» Written instruction: Starting at the top of the listing, extract every line up to and including the one with "40, 45, 50];". Pictures stay out of the copy.

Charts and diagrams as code
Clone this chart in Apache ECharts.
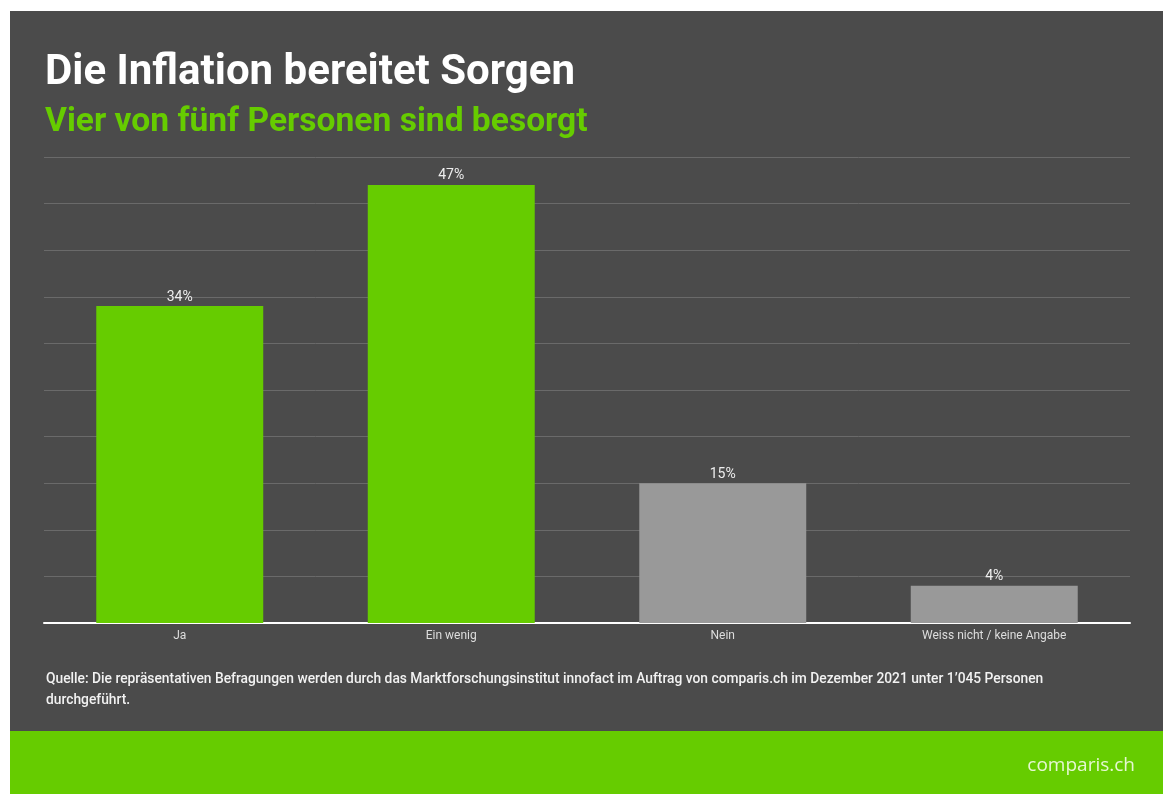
<!DOCTYPE html>
<html>
<head>
<meta charset="utf-8">
<script src="https://cdn.jsdelivr.net/npm/echarts@6/dist/echarts.min.js"></script>
<style>
html,body{margin:0;padding:0;background:#ffffff;}
#c{width:1163px;height:794px;}
</style>
</head>
<body>
<div id="c"></div>
<script>
const categories = ['Ja', 'Ein wenig', 'Nein', 'Weiss nicht / keine Angabe'];
const values = [34, 47, 15, 4];
const barColors = ['#66cc00', '#66cc00', '#999999', '#999999'];
const yTicks = [0, 5, 10, 15, 20, 25, 30, 35, 40, 45, 50];

const titleText = 'Die Inflation bereitet Sorgen';
const subtitleText = 'Vier von fünf Personen sind besorgt';
const sourceLine1 = 'Quelle: Die repräsentativen Befragungen werden durch das Marktforschungsinstitut innofact im Auftrag von comparis.ch im Dezember 2021 unter 1’045 Personen';
const sourceLine2 = 'durchgeführt.';
const logoText = 'comparis.ch';

const chart = echarts.init(document.getElementById('c'), null, {renderer: 'canvas'});
chart.setOption({
  backgroundColor: '#ffffff',
  animation: false,
  graphic: [
    {type: 'rect', shape: {x: 10, y: 11, width: 1153, height: 720}, style: {fill: '#4b4b4b'}, z: -10},
    {type: 'rect', shape: {x: 10, y: 731, width: 1153, height: 63}, style: {fill: '#66cc00'}, z: -10},
    {type: 'text', left: 45, top: 52, style: {text: titleText, fill: '#ffffff', font: 'bold 42px Roboto'}},
    {type: 'text', left: 45, top: 106, style: {text: subtitleText, fill: '#66cc00', font: 'bold 33.6px Roboto'}},
    {type: 'text', left: 46, top: 673, style: {text: sourceLine1, fill: '#f2f2f2', font: '500 13.8px Roboto'}},
    {type: 'text', left: 46, top: 694, style: {text: sourceLine2, fill: '#f2f2f2', font: '500 13.8px Roboto'}},
    {type: 'text', right: 28, top: 756, style: {text: logoText, fill: '#e6f7d2', font: '19px "Open Sans"'}}
  ],
  grid: {left: 44, right: 33, top: 157, bottom: 171, containLabel: false},
  xAxis: {
    type: 'category',
    data: categories,
    axisLine: {show: true, lineStyle: {color: '#ffffff', width: 2}},
    axisTick: {show: false},
    axisLabel: {color: '#dddddd', fontSize: 12, fontFamily: 'Roboto', margin: 7}
  },
  yAxis: {
    type: 'value',
    min: yTicks[0],
    max: yTicks[yTicks.length - 1],
    interval: 5,
    axisLine: {show: false},
    axisTick: {show: false},
    axisLabel: {show: false},
    splitLine: {lineStyle: {color: '#6a6a6a', width: 1}}
  },
  series: [{
    type: 'bar',
    data: values.map((v, i) => ({value: v, itemStyle: {color: barColors[i]}})),
    barWidth: '61.5%',
    label: {
      show: true,
      position: 'top',
      distance: 2,
      formatter: '{c}%',
      color: '#eeeeee',
      fontSize: 14,
      fontFamily: 'Roboto'
    }
  }]
});
</script>
</body>
</html>
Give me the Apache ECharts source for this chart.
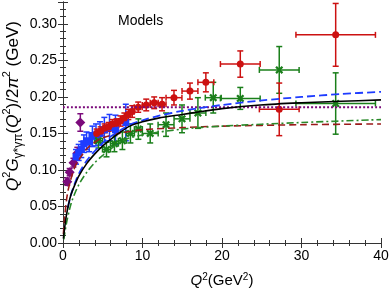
<!DOCTYPE html>
<html><head><meta charset="utf-8">
<script src="https://cdn.jsdelivr.net/npm/echarts@6/dist/echarts.min.js"></script>
<style>html,body{margin:0;padding:0;background:#fff}#c{width:390px;height:293px}</style>
</head><body><div id="c"></div>
<script>
// ---- data ----
const xTicks = [0, 10, 20, 30, 40];
const yTicks = [0.00, 0.05, 0.10, 0.15, 0.20, 0.25, 0.30];

// red circles (BaBar-like)
const redQ2  = [4.24, 4.74, 5.24, 5.74, 6.24, 6.74, 7.23, 7.72, 8.22, 8.71, 9.46, 10.47, 11.47, 12.46, 13.96, 15.97, 17.97, 22.3, 27.2, 34.3];
const redVal = [0.150, 0.153, 0.157, 0.159, 0.163, 0.164, 0.167, 0.171, 0.176, 0.180, 0.186, 0.189, 0.192, 0.190, 0.199, 0.208, 0.220, 0.245, 0.183, 0.285];
const redDQ  = [0.25, 0.25, 0.25, 0.25, 0.25, 0.25, 0.25, 0.25, 0.25, 0.25, 0.5, 0.5, 0.5, 0.5, 1.0, 1.0, 1.0, 2.5, 2.5, 5.0];
const redDV  = [0.006, 0.006, 0.006, 0.006, 0.006, 0.006, 0.007, 0.007, 0.007, 0.008, 0.007, 0.008, 0.008, 0.009, 0.010, 0.011, 0.013, 0.018, 0.036, 0.043];

// green stars (Belle-like)
const grnQ2  = [4.46, 5.47, 6.47, 7.47, 8.48, 9.48, 10.97, 12.96, 14.97, 16.97, 18.9, 22.3, 27.2, 34.3];
const grnVal = [0.140, 0.128, 0.136, 0.140, 0.150, 0.156, 0.150, 0.162, 0.170, 0.178, 0.199, 0.198, 0.237, 0.191];
const grnDQ  = [0.5, 0.5, 0.5, 0.5, 0.5, 0.5, 1.0, 1.0, 1.0, 1.0, 1.0, 2.5, 2.5, 5.0];
const grnDV  = [0.010, 0.010, 0.011, 0.012, 0.013, 0.014, 0.013, 0.016, 0.019, 0.021, 0.021, 0.015, 0.032, 0.042];

// blue squares (CLEO-like)
const bluQ2  = [1.64, 1.97, 2.30, 2.63, 2.96, 3.30, 3.70, 4.15, 4.65, 5.20, 5.85, 6.60, 7.90];
const bluVal = [0.118, 0.124, 0.128, 0.136, 0.140, 0.138, 0.146, 0.148, 0.150, 0.155, 0.158, 0.155, 0.165];
const bluDV  = [0.010, 0.011, 0.011, 0.012, 0.012, 0.013, 0.014, 0.015, 0.016, 0.017, 0.018, 0.020, 0.025];

// purple diamonds (CELLO-like)
const purQ2  = [0.54, 0.84, 1.31, 1.80, 2.18];
const purVal = [0.084, 0.097, 0.110, 0.123, 0.165];
const purDV  = [0.005, 0.005, 0.006, 0.008, 0.012];

// model curves
const blackQ2  = [0.05, 0.2, 0.4, 0.7, 1.0, 1.5, 2.0, 3.0, 4.0, 5.0, 6.0, 7.0, 8.4, 10, 12, 15, 16.8, 20, 24.8, 30, 35, 40];
const blackVal = [0.006, 0.020, 0.036, 0.053, 0.066, 0.080, 0.092, 0.109, 0.122, 0.133, 0.142, 0.150, 0.160, 0.166, 0.171, 0.176, 0.179, 0.184, 0.189, 0.192, 0.194, 0.196];
const blueQ2   = [0.6, 1.0, 1.5, 2.0, 3.0, 4.0, 5.0, 6.0, 8.4, 10, 12, 15, 16.8, 20, 24.8, 30, 35, 40];
const blueVal  = [0.048, 0.066, 0.082, 0.095, 0.113, 0.126, 0.137, 0.146, 0.162, 0.168, 0.174, 0.181, 0.184, 0.189, 0.195, 0.200, 0.204, 0.207];
const dredQ2   = [0.05, 0.2, 0.4, 0.6, 1.0, 1.5, 2.0, 3.0, 4.0, 5.0, 7.5, 10, 15, 20, 30, 40];
const dredVal  = [0.012, 0.035, 0.055, 0.070, 0.088, 0.104, 0.114, 0.129, 0.138, 0.144, 0.151, 0.155, 0.158, 0.160, 0.162, 0.163];
const dgrnQ2   = [0.1, 0.4, 0.8, 1.2, 2.0, 3.0, 4.0, 5.0, 7.5, 10, 15, 20, 30, 40];
const dgrnVal  = [0.005, 0.025, 0.045, 0.060, 0.080, 0.097, 0.110, 0.120, 0.140, 0.148, 0.156, 0.160, 0.165, 0.169];
const purLineQ2  = [0, 40];
const purLineVal = [0.186, 0.186];

// ---- build ----
const C = {red:'#cc1111', grn:'#1a7f1a', blu:'#1e3cff', pur:'#7b0a7b', dred:'#9a1a1a', dgrn:'#2a8a2a'};
function errData(q, v, dq, dv){
  return q.map((x,i)=>[x, v[i], x-(dq?dq[i]:0), x+(dq?dq[i]:0), v[i]-dv[i], v[i]+dv[i]]);
}
function pts(q,v){ return q.map((x,i)=>[x,v[i]]); }
function errSeries(data, color){
  return {type:'custom', data:data, z:2, clip:false,
    renderItem:function(params, api){
      const x=api.value(0), y=api.value(1);
      const a=api.coord([api.value(2),y]), b=api.coord([api.value(3),y]);
      const c=api.coord([x,api.value(4)]), d=api.coord([x,api.value(5)]);
      const st={stroke:color, lineWidth:1.5};
      const cap=3, ch=[];
      if (b[0]-a[0] > 0.5){
        ch.push({type:'line', shape:{x1:a[0],y1:a[1],x2:b[0],y2:b[1]}, style:st});
        ch.push({type:'line', shape:{x1:a[0],y1:a[1]-cap,x2:a[0],y2:a[1]+cap}, style:st});
        ch.push({type:'line', shape:{x1:b[0],y1:b[1]-cap,x2:b[0],y2:b[1]+cap}, style:st});
      }
      ch.push({type:'line', shape:{x1:c[0],y1:c[1],x2:d[0],y2:d[1]}, style:st});
      ch.push({type:'line', shape:{x1:c[0]-cap,y1:c[1],x2:c[0]+cap,y2:c[1]}, style:st});
      ch.push({type:'line', shape:{x1:d[0]-cap,y1:d[1],x2:d[0]+cap,y2:d[1]}, style:st});
      return {type:'group', children:ch};
    }};
}
function mark(q,v,color,symbol,size){
  return {type:'scatter', data:pts(q,v), symbol:symbol, symbolSize:size, z:3,
    itemStyle:{color:color, opacity:1}, emphasis:{disabled:true}};
}
function curve(q,v,color,type,width){
  return {type:'line', data:pts(q,v), showSymbol:false, smooth:0.3, z:4,
    lineStyle:{color:color, width:width||1.6, type:type}, emphasis:{disabled:true}};
}
const xStar = 'path://M2,0 L5,3 L8,0 L10,2 L7,5 L10,8 L8,10 L5,7 L2,10 L0,8 L3,5 L0,2 Z';
const F = 'Liberation Sans, Arial, sans-serif';
const axisCommon = {
  axisLine:{show:true, lineStyle:{color:'#333', width:1}},
  axisTick:{show:true, inside:true, length:5, lineStyle:{color:'#333'}},
  minorTick:{show:true, splitNumber:5, length:3, lineStyle:{color:'#333'}},
  splitLine:{show:false}
};
const yFmt = v => yTicks.some(t=>Math.abs(t-v)<1e-6) ? v.toFixed(2) : '';
const xFmt = v => xTicks.indexOf(v)>=0 ? String(v) : '';
const yRich = {i:{fontStyle:'italic',fontSize:17,fontFamily:F,fill:'#000',lineHeight:24},
  n:{fontSize:17,fontFamily:F,fill:'#000',lineHeight:24},
  sup:{fontSize:11,fontFamily:F,fill:'#000',verticalAlign:'top',lineHeight:24},
  sub:{fontSize:12,fontFamily:F,fill:'#000',verticalAlign:'bottom',lineHeight:24}};
const option = {
  animation:false,
  grid:{left:63, right:9, top:2, bottom:50, containLabel:false, outerBoundsMode:'none'},
  xAxis:[
    Object.assign({type:'value', min:0, max:40, interval:10, position:'bottom',
      name:'{i|Q}{sup|2}{n|(GeV}{sup|2}{n|)}', nameLocation:'middle', nameGap:29,
      nameTextStyle:{rich:{i:{fontStyle:'italic',fontSize:15,fontFamily:F,color:'#000',lineHeight:18},
        n:{fontSize:15,fontFamily:F,color:'#000',lineHeight:18},
        sup:{fontSize:10,fontFamily:F,color:'#000',verticalAlign:'top',lineHeight:18}}},
      axisLabel:{formatter:xFmt, fontSize:14, fontFamily:F, color:'#000', margin:6}}, axisCommon),
    Object.assign({type:'value', min:0, max:40, interval:10, position:'top', axisLabel:{show:false}}, axisCommon)
  ],
  yAxis:[
    Object.assign({type:'value', min:0, max:0.33, interval:0.05, position:'left',
      axisLabel:{formatter:yFmt, fontSize:14, fontFamily:F, color:'#000', margin:6}}, axisCommon),
    Object.assign({type:'value', min:0, max:0.33, interval:0.05, position:'right', axisLabel:{show:false}}, axisCommon)
  ],
  graphic:[
    {type:'text', left:118, top:14, style:{text:'Models', fontSize:14, fontFamily:F, fill:'#000'}},
    {type:'text', x:13, y:106, rotation:Math.PI/2,
      style:{text:'{i|Q}{sup|2}{i|G}{sub|γ*γπ}{n|(}{i|Q}{sup|2}{n|)/2}{i|π}{sup|2}{n| (GeV)}',
        rich:yRich, align:'center', verticalAlign:'middle'}}
  ],
  series:[
    errSeries(errData(purQ2,purVal,null,purDV), C.pur),
    errSeries(errData(bluQ2,bluVal,null,bluDV), C.blu),
    errSeries(errData(grnQ2,grnVal,grnDQ,grnDV), C.grn),
    errSeries(errData(redQ2,redVal,redDQ,redDV), C.red),
    mark(purQ2,purVal,C.pur,'diamond',10),
    mark(bluQ2,bluVal,C.blu,'rect',7),
    mark(grnQ2,grnVal,C.grn,xStar,8),
    mark(redQ2,redVal,C.red,'circle',7),
    curve(purLineQ2,purLineVal,C.pur,[2,2],2),
    curve(dredQ2,dredVal,C.dred,[7,4],1.6),
    curve(dgrnQ2,dgrnVal,C.dgrn,[7,3,2,3],1.6),
    curve(blueQ2,blueVal,C.blu,[8,4],1.8),
    curve(blackQ2,blackVal,'#000','solid',1.6)
  ]
};
echarts.init(document.getElementById('c')).setOption(option);
</script></body></html>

» Complete response:
Clone this chart in Apache ECharts.
<!DOCTYPE html>
<html>
<head>
<meta charset="utf-8">
<script src="https://cdn.jsdelivr.net/npm/echarts@6/dist/echarts.min.js"></script>
<style>
html,body{margin:0;padding:0;background:#ffffff;}
#c{width:1163px;height:794px;}
</style>
</head>
<body>
<div id="c"></div>
<script>
const categories = ['Ja', 'Ein wenig', 'Nein', 'Weiss nicht / keine Angabe'];
const values = [34, 47, 15, 4];
const barColors = ['#66cc00', '#66cc00', '#999999', '#999999'];
const yTicks = [0, 5, 10, 15, 20, 25, 30, 35, 40, 45, 50];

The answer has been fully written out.